I.2.2.2 Recouvrement

I.2.2.2.1 « Le second » Solms: unification

À peine quelques années après ses déclarations de 1998310, Solms change de ton dans un article publié dans le très prestigieux « Scientific American » en 2004311. L’affiliation aux aspirations de Freud change légèrement d’accent et il aime à rappeler que Freud, lui-même, considérait le domaine de la psychanalyse celui d’une science « en attente de mieux ». Freud avait appelé à une période d’indépendance disciplinaire pour la psychanalyse, mais avait ajouté, par exemple, dans L’Inconscient, que ce « serait une grave erreur d'aller supposer que l'analyse vise ou cautionne une conception purement psychologique des troubles de l'âme... Une fois le travail [psychanalytique] accompli il nous faut trouver le rattachement à la biologie. »312. Selon Solms, le temps est venu pour réaliser ce contact avec la biologie.

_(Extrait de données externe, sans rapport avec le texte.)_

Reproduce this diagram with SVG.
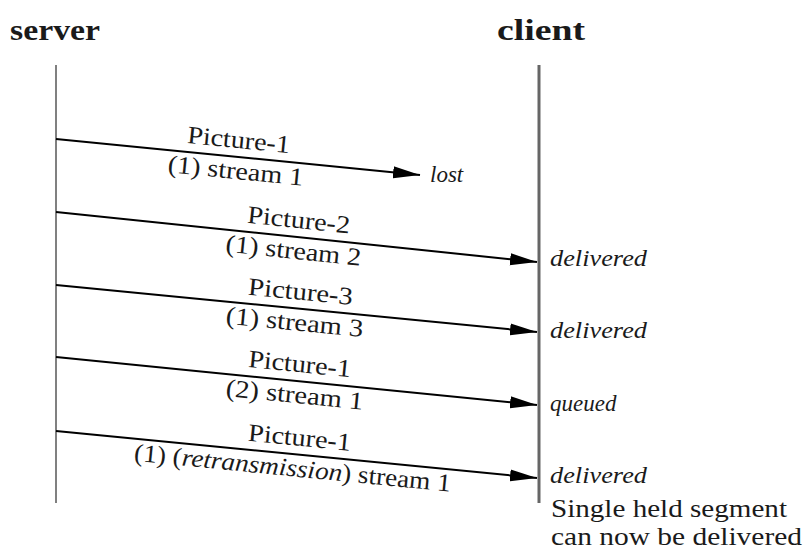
<svg xmlns="http://www.w3.org/2000/svg" width="806" height="555" viewBox="0 0 806 555" font-family="'Liberation Serif', 'Times New Roman', serif">
<defs>
<style>
text{font-family:'Liberation Serif','Times New Roman',serif;fill:#1a1a1a}
.hdr{font-size:30px;font-weight:bold}
.lbl{font-size:25px;text-anchor:middle}
.it{font-style:italic}
.state{font-size:23px;font-style:italic}
.note{font-size:25px}
.msg{stroke:#000;stroke-width:2;fill:none}
</style>
<marker id="ah" markerUnits="userSpaceOnUse" markerWidth="28" markerHeight="14" refX="27" refY="7" orient="auto">
<path d="M0,1 L27,7 L0,13 Z" fill="#000"/>
</marker>
</defs>
<g id="server">
<text class="hdr" x="10" y="40" textLength="90" lengthAdjust="spacingAndGlyphs">server</text>
<line x1="56" y1="65" x2="56" y2="503" stroke="#808080" stroke-width="2"/>
</g>
<g id="client">
<text class="hdr" x="497" y="40" textLength="88" lengthAdjust="spacingAndGlyphs">client</text>
<line x1="539" y1="65" x2="539" y2="503" stroke="#666" stroke-width="3"/>
</g>
<g id="connectors">
<line class="msg" x1="56" y1="139" x2="420" y2="175" marker-end="url(#ah)"/>
<line class="msg" x1="56" y1="212" x2="537" y2="262" marker-end="url(#ah)"/>
<line class="msg" x1="56" y1="285" x2="537" y2="332" marker-end="url(#ah)"/>
<line class="msg" x1="56" y1="357" x2="537" y2="405" marker-end="url(#ah)"/>
<line class="msg" x1="56" y1="431" x2="537" y2="478" marker-end="url(#ah)"/>
</g>
<g id="msg1" transform="translate(237,157) rotate(5.65)">
<text class="lbl" x="0" y="-9" textLength="103" lengthAdjust="spacingAndGlyphs">Picture-1</text>
<text class="lbl" x="0" y="22" textLength="136" lengthAdjust="spacingAndGlyphs">(1) stream 1</text>
</g>
<g id="msg2" transform="translate(297,237) rotate(5.93)">
<text class="lbl" x="0" y="-9" textLength="103" lengthAdjust="spacingAndGlyphs">Picture-2</text>
<text class="lbl" x="-2" y="22" textLength="136" lengthAdjust="spacingAndGlyphs">(1) stream 2</text>
</g>
<g id="msg3" transform="translate(298,308.6) rotate(5.58)">
<text class="lbl" x="1" y="-9" textLength="105" lengthAdjust="spacingAndGlyphs">Picture-3</text>
<text class="lbl" x="-2" y="22" textLength="138" lengthAdjust="spacingAndGlyphs">(1) stream 3</text>
</g>
<g id="msg4" transform="translate(297,381) rotate(5.7)">
<text class="lbl" x="1" y="-9" textLength="103" lengthAdjust="spacingAndGlyphs">Picture-1</text>
<text class="lbl" x="-1" y="22" textLength="138" lengthAdjust="spacingAndGlyphs">(2) stream 1</text>
</g>
<g id="msg5" transform="translate(296,454.5) rotate(5.58)">
<text class="lbl" x="2" y="-9" textLength="103" lengthAdjust="spacingAndGlyphs">Picture-1</text>
<text class="lbl" x="-2" y="22" textLength="318" lengthAdjust="spacingAndGlyphs">(1) (<tspan class="it">retransmission</tspan>) stream 1</text>
</g>
<g id="states">
<text class="state" x="430" y="182">lost</text>
<text class="state" x="550" y="266" textLength="97" lengthAdjust="spacingAndGlyphs">delivered</text>
<text class="state" x="550" y="338" textLength="97" lengthAdjust="spacingAndGlyphs">delivered</text>
<text class="state" x="550" y="411">queued</text>
<text class="state" x="550" y="483" textLength="97" lengthAdjust="spacingAndGlyphs">delivered</text>
<text class="note" x="551" y="517" textLength="236" lengthAdjust="spacingAndGlyphs">Single held segment</text>
<text class="note" x="551" y="545" textLength="251" lengthAdjust="spacingAndGlyphs">can now be delivered</text>
</g>
</svg>
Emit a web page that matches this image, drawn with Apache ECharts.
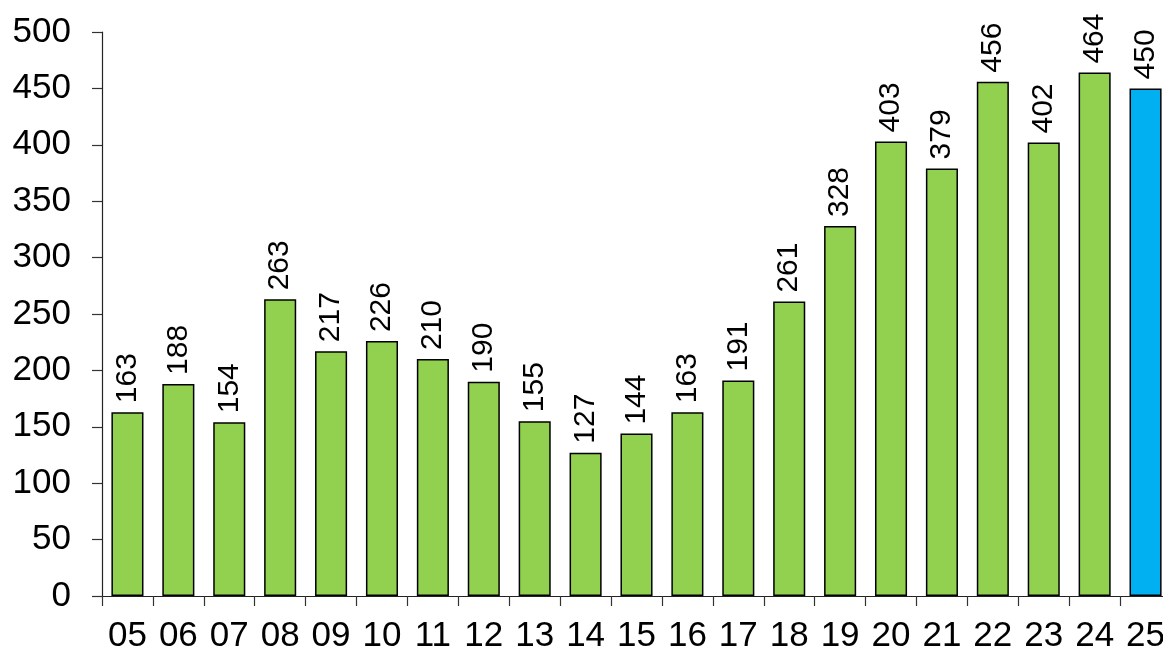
<!DOCTYPE html>
<html>
<head>
<meta charset="utf-8">
<script src="https://cdn.jsdelivr.net/npm/echarts@6/dist/echarts.min.js"></script>
<style>
  html, body { margin: 0; padding: 0; background: #fff; overflow: hidden; }
  /* the plot runs slightly past the right edge of the window, as in the original */
  #chart { width: 1171px; height: 654px; }
</style>
</head>
<body>
<div id="chart"></div>
<script>
// years (two-digit) and counts
var categories = ['05','06','07','08','09','10','11','12','13','14','15','16','17','18','19','20','21','22','23','24','25'];
var values = [163, 188, 154, 263, 217, 226, 210, 190, 155, 127, 144, 163, 191, 261, 328, 403, 379, 456, 402, 464, 450];
var highlightIndex = 20; // last year is drawn in blue

var green = '#92D050';
var blue = '#00B0F0';

var chart = echarts.init(document.getElementById('chart'));

var barData = values.map(function (v, i) {
  return {
    value: v,
    itemStyle: { color: i === highlightIndex ? blue : green }
  };
});

var option = {
  animation: false,
  textStyle: { fontFamily: 'Liberation Sans, Arial, sans-serif' },
  grid: { left: 102, top: 32, right: 0, bottom: 56 },
  xAxis: {
    type: 'category',
    data: categories,
    axisLine: { show: true, lineStyle: { color: '#222', width: 1.2 } },
    axisTick: { show: true, interval: 0, length: 10, lineStyle: { color: '#333', width: 1.2 } },
    axisLabel: { interval: 0, color: '#000', fontSize: 35, margin: 23 }
  },
  yAxis: {
    type: 'value',
    min: 0,
    max: 500,
    interval: 50,
    splitLine: { show: false },
    axisLine: { show: true, lineStyle: { color: '#222', width: 1.2 } },
    axisTick: { show: true, length: 10, lineStyle: { color: '#333', width: 1.2 } },
    axisLabel: { color: '#000', fontSize: 35, margin: 31 }
  },
  series: [{
    type: 'bar',
    data: barData,
    barCategoryGap: '37%',
    itemStyle: { borderColor: '#000', borderWidth: 1.5 },
    label: {
      show: true,
      position: 'top',
      rotate: 90,
      align: 'left',
      verticalAlign: 'middle',
      distance: 9,
      fontSize: 30,
      color: '#000'
    }
  }]
};

chart.setOption(option);
</script>
</body>
</html>
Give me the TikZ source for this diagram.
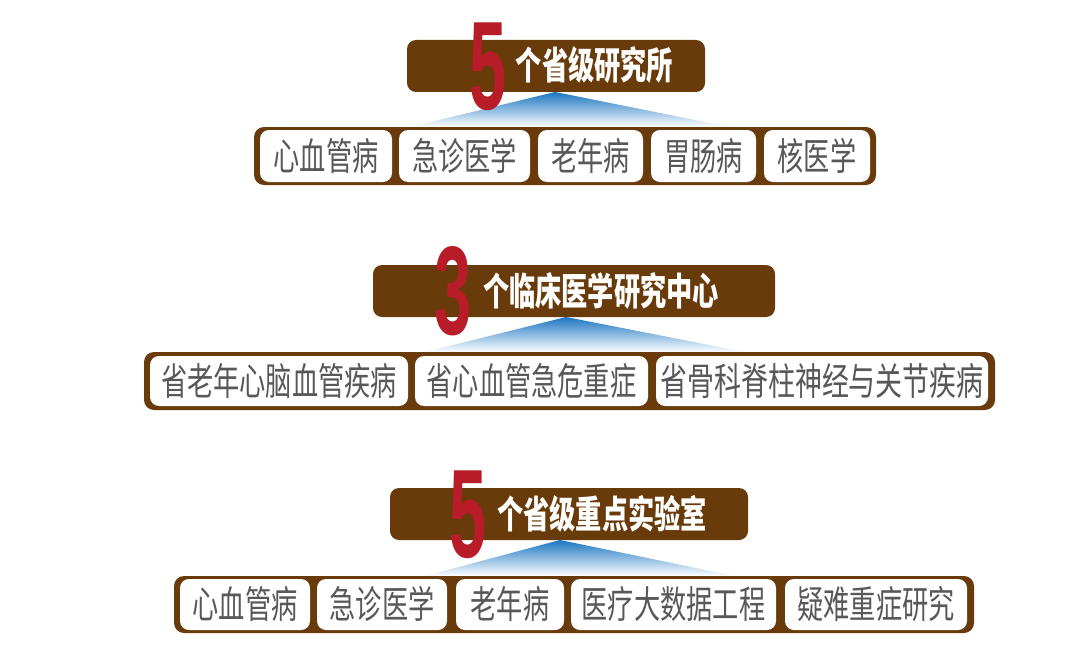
\documentclass[tikz,border=0pt]{standalone}
\usepackage{fontspec}
\newfontfamily\cjk[FakeStretch=0.69]{Noto Sans CJK SC}
\newfontfamily\cjkwide[FakeStretch=0.71]{Noto Sans CJK SC}
\newfontfamily\numfont[FakeStretch=0.53]{Liberation Sans}
\definecolor{barbrown}{RGB}{105,58,10}
\definecolor{numred}{RGB}{183,28,40}
\definecolor{txtgray}{RGB}{88,88,88}
\definecolor{skyblue}{RGB}{28,118,194}
\begin{document}
\begin{tikzpicture}[x=1pt,y=-1pt,
	bar/.style={fill=barbrown,rounded corners=10pt,inner sep=0pt},
	head/.style={fill=barbrown,rounded corners=9pt,inner sep=0pt,minimum height=52pt},
	item/.style={fill=white,rounded corners=9pt,inner sep=0pt,text=txtgray,
		font=\cjk\fontsize{38}{38}\selectfont,text height=31.5pt,text depth=2.7pt},
	title/.style={inner sep=0pt,text=white,font=\cjk\bfseries\fontsize{38}{38}\selectfont,
		text height=31.5pt,text depth=2.7pt},
	count/.style={inner sep=0pt,anchor=base,text=numred,font=\numfont\bfseries\fontsize{126}{126}\selectfont},
	fan/.style={top color=skyblue,bottom color=white}]
	\useasboundingbox (0,0) rectangle (1080,661);

	\node[head,minimum width=298pt](hdr1) at (556,66) {};
	\coordinate (apex1) at (555,92);
	\coordinate (left1) at (410,127);
	\coordinate (right1) at (730,127);
	\shade[fan] (apex1) -- (left1) -- (right1) -- cycle;
	\node[count](n1) at (488,110) {5};
	\node[title](t1) at (594.5,65.5) {个省级研究所};
	\node[bar,minimum width=622pt,minimum height=58pt](bar1) at (565,156) {};
	\node[item,minimum width=132pt,minimum height=52pt](b11) at (326,156) {心血管病};
	\node[item,minimum width=131pt,minimum height=52pt](b12) at (464.5,156) {急诊医学};
	\node[item,minimum width=105pt,minimum height=52pt](b13) at (590.5,156) {老年病};
	\node[item,minimum width=105pt,minimum height=52pt](b14) at (703.5,156) {胃肠病};
	\node[item,minimum width=106pt,minimum height=52pt](b15) at (817,156) {核医学};

	\node[head,minimum width=402pt](hdr2) at (574,291) {};
	\coordinate (apex2) at (566,317);
	\coordinate (left2) at (425,352);
	\coordinate (right2) at (745,352);
	\shade[fan] (apex2) -- (left2) -- (right2) -- cycle;
	\node[count](n2) at (453.5,334) {3};
	\node[title](t2) at (601,291) {个临床医学研究中心};
	\node[bar,minimum width=851pt,minimum height=58pt](bar2) at (569.5,381) {};
	\node[item,minimum width=258pt,minimum height=50pt](b21) at (279,381) {省老年心脑血管疾病};
	\node[item,minimum width=233pt,minimum height=50pt](b22) at (531.5,381) {省心血管急危重症};
	\node[item,minimum width=332pt,minimum height=50pt,font=\cjkwide\fontsize{38}{38}\selectfont](b23) at (822,381) {省骨科脊柱神经与关节疾病};

	\node[head,minimum width=358pt](hdr3) at (569,514) {};
	\coordinate (apex3) at (560,540);
	\coordinate (left3) at (425,576);
	\coordinate (right3) at (735,576);
	\shade[fan] (apex3) -- (left3) -- (right3) -- cycle;
	\node[count](n3) at (468.5,557) {5};
	\node[title](t3) at (602,514) {个省级重点实验室};
	\node[bar,minimum width=800pt,minimum height=57pt](bar3) at (574,604.5) {};
	\node[item,minimum width=130pt,minimum height=51pt](b31) at (245,604.5) {心血管病};
	\node[item,minimum width=130pt,minimum height=51pt](b32) at (382,604.5) {急诊医学};
	\node[item,minimum width=108pt,minimum height=51pt](b33) at (510,604.5) {老年病};
	\node[item,minimum width=205pt,minimum height=51pt](b34) at (673.5,604.5) {医疗大数据工程};
	\node[item,minimum width=182pt,minimum height=51pt](b35) at (876,604.5) {疑难重症研究};
\end{tikzpicture}
\end{document}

En contraste avec ses positions précoces très nuancées sur le point de la localisation, Solms propose en 2004 une géographie de l’esprit on ne peut plus concrète. Voici ce qu’il dit: «Pendant des décennies, les concepts freudiens tels que le moi, le ça et les désirs refoulés ont dominé les efforts de la psychologie et de la psychiatrie de guérir les maladies mentales. Mais une meilleure compréhension de la chimie du cerveau a graduellement remplacé ce modèle par une explication biologique de la façon dont l’esprit surgit de l’activité neuronale. Les derniers efforts pour mettre ensemble les diverses observations neurologiques, toutefois, amènent à concevoir une structure chimique de l’esprit qui valident l’esquisse que faisait Freud il y a presque cent ans. Un groupe de scientifiques de plus en plus nombreux sont désireux de réconcilier neurologie et psychiatrie dans une théorie unifiée. »313.

« Freud trace son dernier model de l’esprit en 1933. Les lignes pointillées représentaient le seuil entre le traitement inconscient et le traitement conscient. Le superego (le surmoi) refoule les pulsions instinctives (le ça), les empêchant de perturber la pensée rationnelle. La plupart des processus rationnels (le moi) étaient également automatiques et inconscients, de façon à ce que seule ne reste qu’une petite partie du moi (la petite bosse au sommet) pour gérer l’expérience consciente, connectée étroitement avec la perception. Le surmoi arbitrait dans le tiraillement constant entre le moi et le ça pour la dominance. Les mapping neurologiques récents de façon générale corrèlent avec la conception de Freud. Le tronc cérébral et le système limbique – responsables pour les instincts et les pulsions – correspondent en grandes lignes avec le ça de Freud.

La région frontale ventrale, qui contrôle l’inhibition sélective et la région dorsale frontale, qui contrôle la pensée méta-consciente et le cortex postérieur, qui représente le monde extérieur, correspondent au moi et au surmoi. ». Nous voyons donc comment Solms, dans ses prises de positions, a évolué d’une approche nuancée se réclamant de Luria, à une approche localisationniste et d’aspiration « moniste » dans le sens où il pose en ligne de mire une théorie unifiée, qu’il qualifie d’ailleurs non pas de physiologique mais de chimique.

La professeur de psychiatrie Belge Lotstra314 par exemple pose, à propos du modèle de Solms, la question si on peut « établir des corrélations neuroanatomiques aussi étroites et restrictives avec des concepts métapsychologiques aussi complexes que ceux du Moi, du Ça et du Surmoi? » et elle ajoute, à propos du travail de Fotopoulou, qui travaille dans l’approche de Solms, « peut-on comparer les confabulations ludiques des patients cérébro-lésés (atteintes préfrontales) au “principe du plaisir” que Freud plaçait au centre de nos pensées inconscientes ainsi que l’écrit Fotopoulou ? ».

Notes
310.

SOLMS M. (1998). Preliminaries for an integration of psychoanalysis and neuroscience, art. cité.

311.

SOLMS M. (2004). Freud returns. Scientific American, 5, 852-88.

312.

FREUD S. (1915a/1969). L’inconscient. Dans Métapsychologie, trad. J. Laplanche et J.-B. Pontalis, Paris, Gallimard.

313.

SOLMS M. (2004). Freud returns, art. cité, p. 84.

314.

LOTSTRA F. (2007). Psychanalyse et neuroscience: la fin d’un schisme? Revue médicale de Bruxelles, 28, 2, 91-96.